Provides for the assessment of fees by the Board of Ethics and Supervisory Committee on Campaign Finance Disclosure (OR +$201,923 GF EX See Note)
Provides for the assessment of fees by the Board of Ethics and Supervisory Committee on Campaign Finance Disclosure (OR +$201,923 GF EX See Note)
House Bill 556 amends Louisiana law governing the Board of Ethics and the Supervisory Committee on Campaign Finance Disclosure to modify how these bodies assess and waive fees and penalties related to campaign finance disclosure filings. The bill revises R.S. 18:1505.4 and R.S. 18:1511.4.1 concerning civil penalties for failure to file or accurately file campaign finance reports, and amends R.S. 42:1157 regarding late filing fees under the Code of Governmental Ethics. The core mechanism establishes a mandatory notification and cure period structure: when a filer fails to timely file a report, omits required information, or files inaccurate information, the supervisory committee must send notice by certified mail within four days of the missed due date, giving the filer seven business days to correct the deficiency or file a written response contesting the allegation before any penalties accrue. Additionally, the bill eliminates the authority of the Board of Ethics and Supervisory Committee to grant conditional waivers of fees or penalties, requiring that any waiver granted must be permanent in effect rather than contingent on future compliance.

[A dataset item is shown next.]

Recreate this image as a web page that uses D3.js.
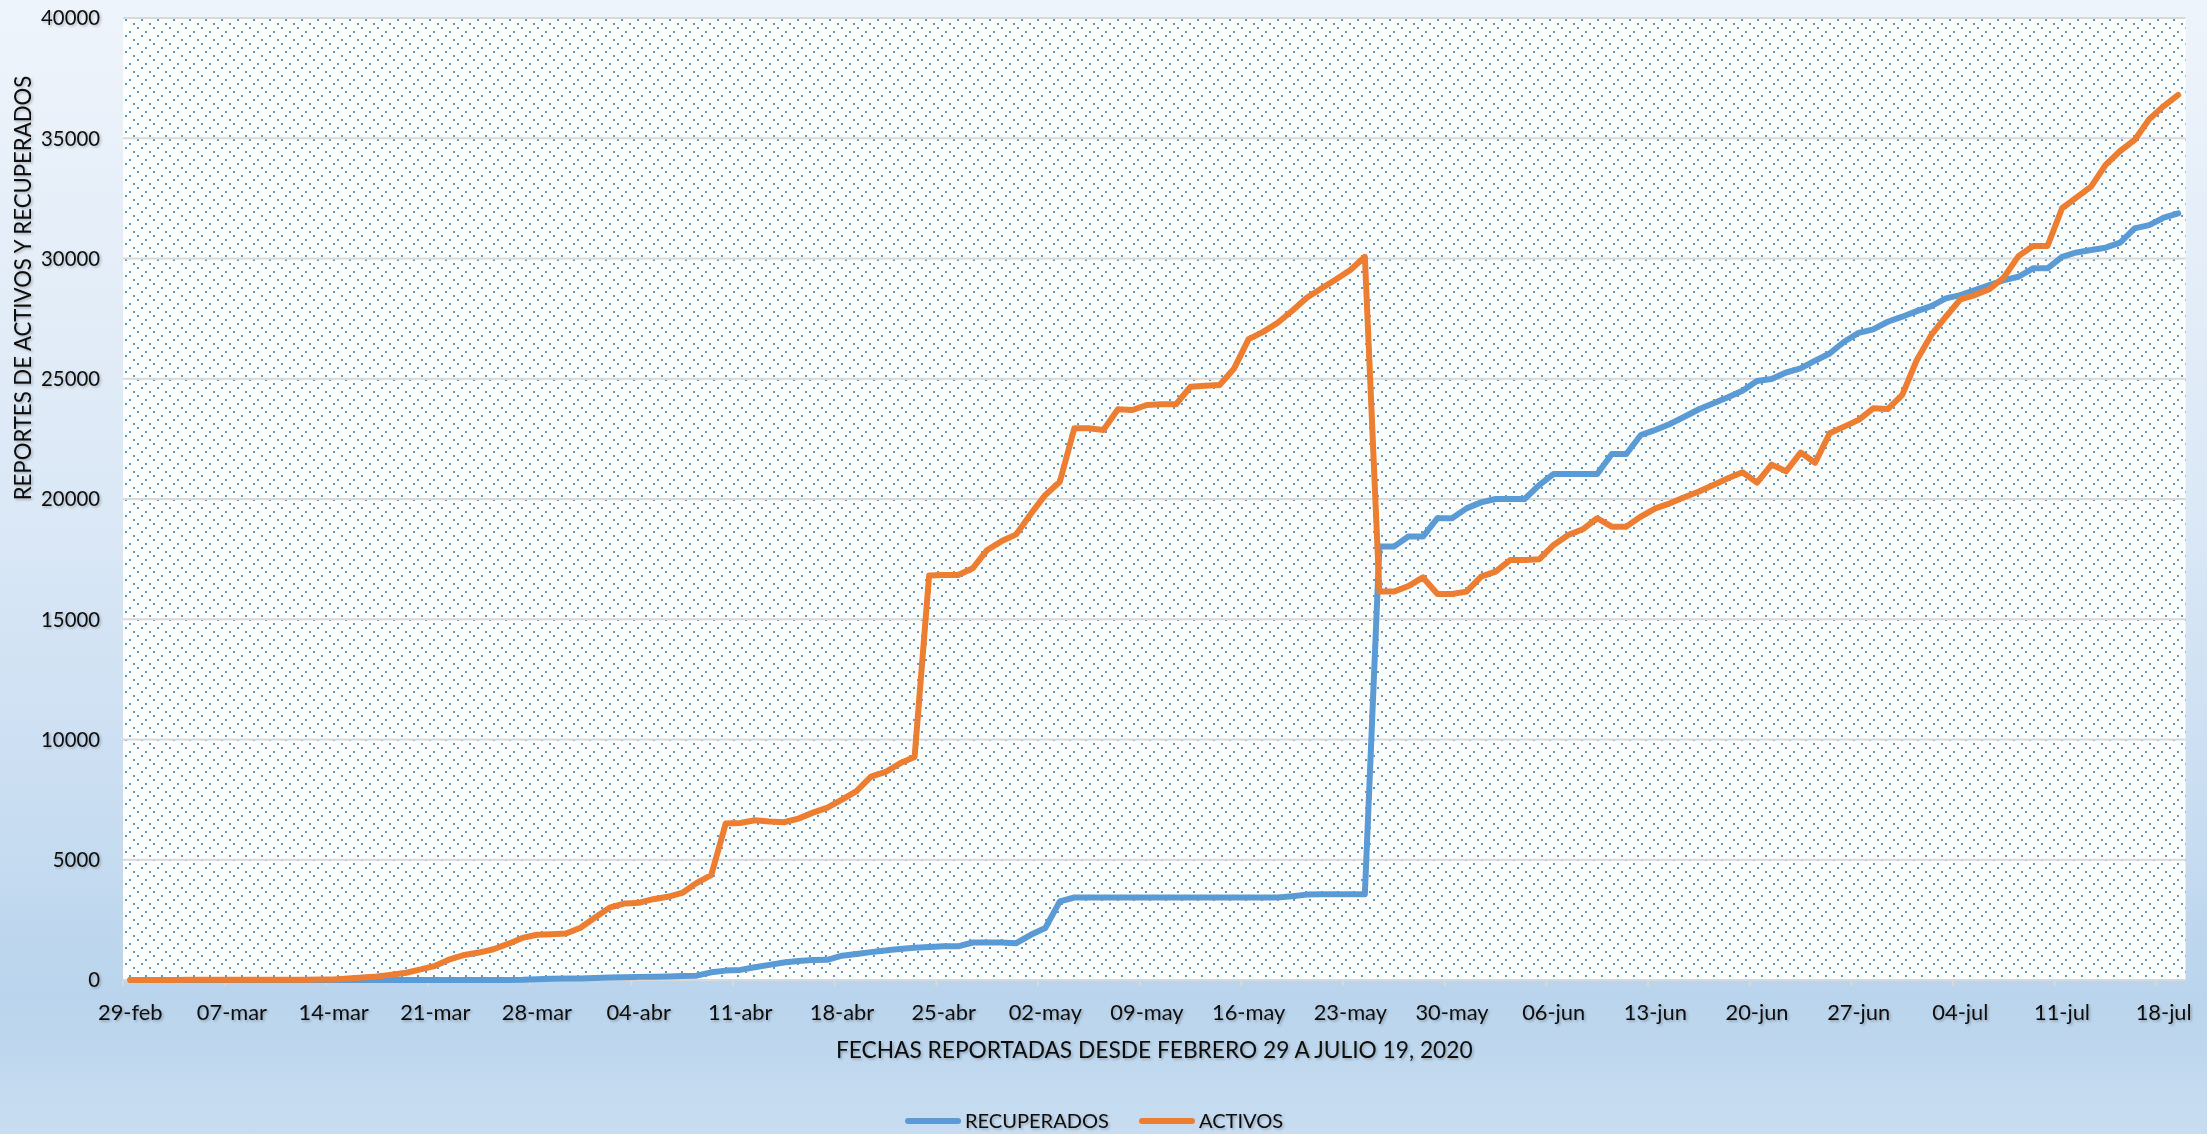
<!DOCTYPE html>
<html>
<head>
<meta charset="utf-8">
<script src="https://cdnjs.cloudflare.com/ajax/libs/d3/7.8.5/d3.min.js"></script>
<style>
  html, body { margin: 0; padding: 0; background: #fff; }
  svg { display: block; }
  text { font-family: Lato, 'Liberation Sans', sans-serif; fill: #0d0d0d; }
</style>
</head>
<body>
<div class="content"></div>
<script>
// DATA (one value per day, 29-feb .. 19-jul 2020)
var startDay = new Date(2020, 1, 29),
    endDay = new Date(2020, 6, 20);

var activos = [].concat(
  [0],                                                               // feb 29
  [5, 5, 5, 10, 10, 10, 10, 15, 15, 15, 15, 15, 20, 25, 60, 100,     // mar
   150, 220, 300, 440, 590, 860, 1040, 1140, 1280, 1500, 1750, 1880,
   1900, 1930, 2170],
  [2600, 3010, 3180, 3210, 3360, 3460, 3620, 4040, 4360, 6510, 6530,  // abr
   6640, 6590, 6560, 6710, 6960, 7170, 7500, 7850, 8460, 8650, 9010,
   9270, 16820, 16840, 16840, 17120, 17880, 18250, 18530],
  [19380, 20170, 20720, 22940, 22940, 22870, 23730, 23700, 23910,     // may
   23940, 23940, 24670, 24710, 24740, 25430, 26650, 26950, 27330,
   27830, 28370, 28750, 29130, 29520, 30070, 16150, 16150, 16380,
   16740, 16050, 16050, 16150],
  [16770, 16980, 17460, 17460, 17490, 18090, 18500, 18740, 19200,     // jun
   18850, 18850, 19270, 19610, 19820, 20070, 20310, 20580, 20860,
   21110, 20680, 21430, 21150, 21930, 21510, 22730, 23010, 23290,
   23770, 23740, 24330],
  [25780, 26820, 27580, 28300, 28480, 28720, 29220, 30100, 30520,     // jul
   30520, 32090, 32540, 32990, 33890, 34470, 34930, 35790, 36340, 36800]
);

var recuperados = [].concat(
  [0],
  [0, 0, 0, 0, 0, 0, 0, 0, 0, 0, 0, 0, 0, 0, 0, 0, 0, 0, 0, 0,
   3, 3, 3, 3, 5, 5, 10, 30, 54, 60, 65],
  [80, 100, 110, 130, 140, 150, 170, 180, 320, 390, 420, 530, 630, 730,
   790, 830, 840, 1010, 1080, 1160, 1230, 1290, 1340, 1370, 1400, 1400,
   1560, 1560, 1560, 1530],
  [1880, 2160, 3270, 3430, 3430, 3430, 3430, 3430, 3430, 3430, 3430,
   3430, 3430, 3430, 3430, 3430, 3430, 3430, 3480, 3550, 3570, 3570,
   3570, 3570, 18020, 18020, 18440, 18440, 19200, 19200, 19610],
  [19860, 20000, 20000, 20000, 20580, 21040, 21040, 21040, 21040,
   21870, 21870, 22660, 22870, 23120, 23420, 23730, 23980, 24230,
   24500, 24910, 24990, 25260, 25430, 25750, 26050, 26540, 26910,
   27050, 27370, 27580],
  [27810, 28020, 28340, 28480, 28690, 28890, 29100, 29240, 29590,
   29590, 30070, 30250, 30350, 30450, 30660, 31250, 31390, 31700, 31880]
);

var tickLabels = ['29-feb', '07-mar', '14-mar', '21-mar', '28-mar', '04-abr',
  '11-abr', '18-abr', '25-abr', '02-may', '09-may', '16-may', '23-may',
  '30-may', '06-jun', '13-jun', '20-jun', '27-jun', '04-jul', '11-jul', '18-jul'];

var yTicks = [0, 5000, 10000, 15000, 20000, 25000, 30000, 35000, 40000];

var seriesNames = ['RECUPERADOS', 'ACTIVOS'],
    seriesColors = ['#5b9bd5', '#ed7d31'];


// VARIABLES
var w = 2207,
    h = 1134,
    plot = {left: 123, right: 2185.5, top: 18, bottom: 980};

var days = d3.timeDay.range(startDay, endDay);
var data = days.map(function(d, i) {
  return {i: i, date: d, rec: recuperados[i], act: activos[i]};
});


// PREPARE SVG
var svg = d3.select('.content').append('svg')
    .attr('width', w)
    .attr('height', h);

var defs = svg.append('defs');

var bg = defs.append('linearGradient')
    .attr('id', 'bg')
    .attr('x1', 0).attr('y1', 0).attr('x2', 0).attr('y2', 1);
[[0, '#eef4fb'], [0.45, '#dbe8f6'], [0.7, '#cadef2'], [0.88, '#b9d4ec'], [1, '#c8ddf1']]
  .forEach(function(s) {
    bg.append('stop').attr('offset', s[0]).attr('stop-color', s[1]);
  });

// dotted fill of the plot area (2x2 dots, one per row, rows 4px apart)
var pat = defs.append('pattern')
    .attr('id', 'dots')
    .attr('patternUnits', 'userSpaceOnUse')
    .attr('x', plot.left).attr('y', plot.top)
    .attr('width', 16).attr('height', 16);
pat.append('rect').attr('width', 16).attr('height', 16).attr('fill', '#fff');
[[2, 1], [10, 5], [14, 9], [6, 13]].forEach(function(p) {
  pat.append('rect').attr('x', p[0]).attr('y', p[1])
    .attr('width', 2).attr('height', 2).attr('fill', '#5b9bd5');
});

var shadow = defs.append('filter').attr('id', 'tshadow')
    .attr('x', '-10%').attr('y', '-30%').attr('width', '120%').attr('height', '160%');
shadow.append('feDropShadow')
    .attr('dx', 1.5).attr('dy', 1.5).attr('stdDeviation', 1.2)
    .attr('flood-color', '#000').attr('flood-opacity', 0.25);

svg.append('rect')
    .attr('width', w).attr('height', h)
    .attr('fill', 'url(#bg)');

svg.append('rect')
    .attr('x', plot.left).attr('y', plot.top)
    .attr('width', plot.right - plot.left)
    .attr('height', plot.bottom - plot.top)
    .attr('fill', 'url(#dots)');


// SCALES
var x = d3.scalePoint()
    .domain(data.map(function(d) { return d.i; }))
    .range([plot.left, plot.right])
    .padding(0.5);

var step = x.step();

var y = d3.scaleLinear()
    .domain([0, 40000])
    .range([plot.bottom, plot.top]);


// GRID AND AXES
svg.append('g').selectAll('line')
    .data(yTicks)
    .enter().append('line')
    .attr('x1', plot.left).attr('x2', plot.right)
    .attr('y1', function(d) { return y(d); })
    .attr('y2', function(d) { return y(d); })
    .attr('stroke', '#d9d9d9')
    .attr('stroke-width', 2);

var yLabels = svg.append('g').attr('filter', 'url(#tshadow)').selectAll('text')
    .data(yTicks)
    .enter().append('text')
    .attr('x', 100)
    .attr('y', function(d) { return y(d); })
    .attr('dy', '0.36em')
    .attr('text-anchor', 'end')
    .attr('font-size', 22)
    .text(function(d) { return d; });

var tickIdx = tickLabels.map(function(t, k) { return k * 7; });

svg.append('g').selectAll('line')
    .data(tickIdx)
    .enter().append('line')
    .attr('x1', function(i) { return x(i) - step / 2; })
    .attr('x2', function(i) { return x(i) - step / 2; })
    .attr('y1', plot.bottom).attr('y2', plot.bottom + 6)
    .attr('stroke', '#d9d9d9')
    .attr('stroke-width', 2);

var xLabels = svg.append('g').attr('filter', 'url(#tshadow)').selectAll('text')
    .data(tickIdx)
    .enter().append('text')
    .attr('x', function(i) { return x(i); })
    .attr('y', 1012)
    .attr('dy', '0.36em')
    .attr('text-anchor', 'middle')
    .attr('font-size', 22)
    .text(function(i, k) { return tickLabels[k]; });

// match the measured label widths of the reference
function fitSize(sel, target) {
  var fs = +sel.attr('font-size');
  var tw = sel.node().getComputedTextLength();
  return fs * target / tw;
}
yLabels.attr('font-size', fitSize(yLabels.filter(function(d) { return d === 40000; }), 59));
xLabels.attr('font-size', fitSize(xLabels.filter(function(i) { return i === 0; }), 64.5));

var titles = svg.append('g').attr('filter', 'url(#tshadow)');

var xTitle = titles.append('text')
    .attr('x', (plot.left + plot.right) / 2)
    .attr('y', 1050)
    .attr('dy', '0.36em')
    .attr('text-anchor', 'middle')
    .attr('font-size', 22)
    .text('FECHAS REPORTADAS DESDE FEBRERO 29 A JULIO 19, 2020');
xTitle.attr('font-size', fitSize(xTitle, 637));

var yTitle = titles.append('text')
    .attr('transform', 'translate(23,288) rotate(-90)')
    .attr('dy', '0.36em')
    .attr('text-anchor', 'middle')
    .attr('font-size', 22)
    .text('REPORTES DE ACTIVOS Y RECUPERADOS');
yTitle.attr('font-size', fitSize(yTitle, 425));


// LINES
var keys = ['rec', 'act'];
keys.forEach(function(k, n) {
  var line = d3.line()
      .x(function(d) { return x(d.i); })
      .y(function(d) { return y(d[k]); });
  svg.append('path')
      .datum(data)
      .attr('fill', 'none')
      .attr('stroke', seriesColors[n])
      .attr('stroke-width', 6)
      .attr('stroke-linejoin', 'round')
      .attr('stroke-linecap', 'round')
      .attr('d', line);
});


// LEGEND
var legendX = [908, 1142],
    legendY = 1121;

var legend = svg.append('g').selectAll('g')
    .data(seriesNames)
    .enter().append('g')
    .attr('transform', function(d, n) { return 'translate(' + legendX[n] + ',' + legendY + ')'; });

legend.append('line')
    .attr('x1', 0).attr('x2', 50)
    .attr('stroke', function(d, n) { return seriesColors[n]; })
    .attr('stroke-width', 6)
    .attr('stroke-linecap', 'round');

var legendText = legend.append('text')
    .attr('x', 57)
    .attr('dy', '0.36em')
    .attr('font-size', 22)
    .attr('filter', 'url(#tshadow)')
    .text(function(d) { return d; });
legendText.attr('font-size', fitSize(legendText.filter(function(d, n) { return n === 0; }), 144));
</script>
</body>
</html>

Candidates, committee treasurers and chairmen, and other persons required to file campaign finance disclosure reports under Louisiana law are directly affected by these changes. The new notification and cure period gives filers a structured opportunity to remedy filing deficiencies without penalty, protecting those who respond promptly to notice from accruing daily civil penalties. However, those who fail to correct filings within the seven business day deadline become subject to daily penalties as prescribed in existing law. The Board of Ethics and Supervisory Committee on Campaign Finance Disclosure experience operational changes, as staff must now send notices of delinquency within four days of discovering late filings and administer the seven-day cure period before penalties begin accruing. These bodies also lose discretion to impose conditional waivers, which previously allowed them to suspend or reduce penalties pending future compliance with ethics or campaign finance laws, eliminating a tool that could incentivize compliance while maintaining enforcement authority to grant permanent fee reductions based on good cause or other considerations.
This legislation operates within Louisiana's existing ethics and campaign finance regulatory framework, amending provisions of the Ethics Code and Campaign Finance Disclosure Act that assign enforcement authority to the Board of Ethics and its Supervisory Committee on Campaign Finance Disclosure. The bill preserves the Board's underlying authority to assess civil penalties under R.S. 18:1505.4 and the supervisory committee's ability to impose additional civil penalties not exceeding ten thousand dollars for election-related reports filed after specified deadlines, conditioning penalty accrual only on the completion of the notification and cure period. The amendments maintain existing provisions allowing waiver of penalties and fees but restrict the conditions under which waivers may be granted, reflecting a legislative intent to standardize waiver procedures and eliminate contingent relief arrangements. The bill also clarifies that for purposes of computing due dates and penalties, a report shall be considered due on the deadline specified in the notice of delinquency rather than the original statutory deadline, and extends the day-counting exclusion that already applied to penalties under subsections A and B to include subsection E's notification and cure period.